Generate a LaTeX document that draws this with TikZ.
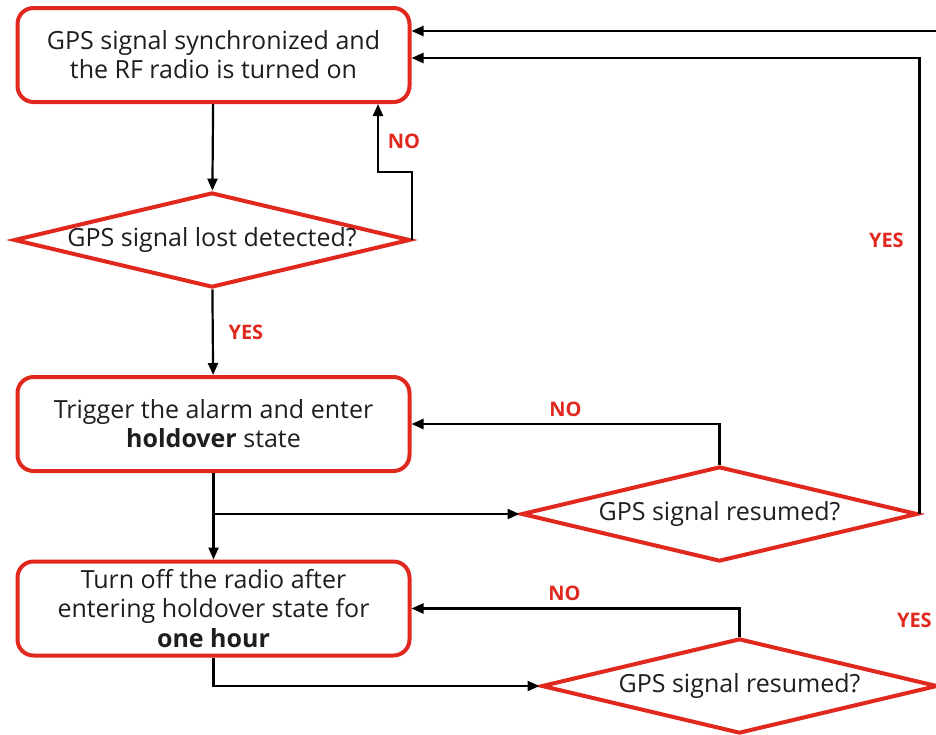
\documentclass[tikz,border=0pt]{standalone}
\usepackage{fontspec}
\setmainfont{Open Sans}
\usetikzlibrary{arrows.meta,positioning,shapes.geometric,calc}
\definecolor{fred}{HTML}{E0281E}
\definecolor{ftext}{HTML}{1E1E1E}

\begin{document}
\begin{tikzpicture}[
  x=0.5pt, y=0.5pt,
  box/.style={draw=fred, line width=2pt, rounded corners=8pt, minimum width=196pt, minimum height=47pt, align=center, text=ftext, font=\fontsize{12.5pt}{14.6pt}\selectfont, inner sep=0pt},
  dec/.style={draw=fred, line width=2pt, diamond, shape aspect=4.2, minimum width=198pt, minimum height=47.5pt, inner xsep=-6pt, inner ysep=0pt, text=ftext, font=\fontsize{12.5pt}{14.6pt}\selectfont},
  arr/.style={-{Triangle[length=6pt,width=5pt]}, line width=1.1pt},
  lbl/.style={font=\fontsize{10pt}{12pt}\selectfont\bfseries, text=fred},
]
  \clip (0,0) rectangle (936,-734);

  % Left column: process boxes
  \node[box] (sync) at (213.5,-55) {GPS signal synchronized and\\the RF radio is turned on};
  \node[dec] (lost) at (212,-240) {GPS signal lost detected?};
  \node[box] (hold) at (213.5,-424) {Trigger the alarm and enter\\\textbf{holdover} state};
  \node[box] (off) at (213.5,-608.5) {Turn off the radio after\\entering holdover state for\\\textbf{one hour}};

  % Right column: resume checks
  \node[dec] (res1) at (719.5,-514) {GPS signal resumed?};
  \node[dec] (res2) at (739.5,-686) {GPS signal resumed?};

  \coordinate (nolost) at (378,-172);
  \coordinate (split) at (hold.south |- res1.west);

  \draw[arr] (sync) -- (lost);
  \draw[arr] (lost.east) |- (nolost) -- node[lbl, right=1pt, pos=0.45] {NO} (nolost |- sync.south);
  \draw[arr] (lost) -- node[lbl, right=4pt] {YES} (hold);
  \draw[arr] (hold) -- (off);
  \draw[arr] (split) -- (res1);
  \draw[arr] (res1.north) |- node[lbl, above=0pt, pos=0.75] {NO} (hold.east);
  \draw[arr] (res1.east) |- node[lbl, left=4pt, pos=0.3] {YES} ([yshift=-1.5pt]sync.east);
  \draw[arr] (off.south) |- (res2.west);
  \draw[arr] (res2.north) |- node[lbl, above=0pt, pos=0.767] {NO} (off.east);
  \draw[arr] (res2.east) |- node[lbl, left=0pt, pos=0.05] {YES} ([yshift=12pt]sync.east);
\end{tikzpicture}
\end{document}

Task description: Copy the listing over exactly, skipping the pictures it holds.

Complete answer:
Generate a LaTeX document that draws this with TikZ.
\documentclass[tikz,border=0pt]{standalone}
\usepackage{fontspec}
\setmainfont{Open Sans}
\usetikzlibrary{arrows.meta,positioning,shapes.geometric,calc}
\definecolor{fred}{HTML}{E0281E}
\definecolor{ftext}{HTML}{1E1E1E}

\begin{document}
\begin{tikzpicture}[
  x=0.5pt, y=0.5pt,
  box/.style={draw=fred, line width=2pt, rounded corners=8pt, minimum width=196pt, minimum height=47pt, align=center, text=ftext, font=\fontsize{12.5pt}{14.6pt}\selectfont, inner sep=0pt},
  dec/.style={draw=fred, line width=2pt, diamond, shape aspect=4.2, minimum width=198pt, minimum height=47.5pt, inner xsep=-6pt, inner ysep=0pt, text=ftext, font=\fontsize{12.5pt}{14.6pt}\selectfont},
  arr/.style={-{Triangle[length=6pt,width=5pt]}, line width=1.1pt},
  lbl/.style={font=\fontsize{10pt}{12pt}\selectfont\bfseries, text=fred},
]
  \clip (0,0) rectangle (936,-734);

  % Left column: process boxes
  \node[box] (sync) at (213.5,-55) {GPS signal synchronized and\\the RF radio is turned on};
  \node[dec] (lost) at (212,-240) {GPS signal lost detected?};
  \node[box] (hold) at (213.5,-424) {Trigger the alarm and enter\\\textbf{holdover} state};
  \node[box] (off) at (213.5,-608.5) {Turn off the radio after\\entering holdover state for\\\textbf{one hour}};

  % Right column: resume checks
  \node[dec] (res1) at (719.5,-514) {GPS signal resumed?};
  \node[dec] (res2) at (739.5,-686) {GPS signal resumed?};

  \coordinate (nolost) at (378,-172);
  \coordinate (split) at (hold.south |- res1.west);

  \draw[arr] (sync) -- (lost);
  \draw[arr] (lost.east) |- (nolost) -- node[lbl, right=1pt, pos=0.45] {NO} (nolost |- sync.south);
  \draw[arr] (lost) -- node[lbl, right=4pt] {YES} (hold);
  \draw[arr] (hold) -- (off);
  \draw[arr] (split) -- (res1);
  \draw[arr] (res1.north) |- node[lbl, above=0pt, pos=0.75] {NO} (hold.east);
  \draw[arr] (res1.east) |- node[lbl, left=4pt, pos=0.3] {YES} ([yshift=-1.5pt]sync.east);
  \draw[arr] (off.south) |- (res2.west);
  \draw[arr] (res2.north) |- node[lbl, above=0pt, pos=0.767] {NO} (off.east);
  \draw[arr] (res2.east) |- node[lbl, left=0pt, pos=0.05] {YES} ([yshift=12pt]sync.east);
\end{tikzpicture}
\end{document}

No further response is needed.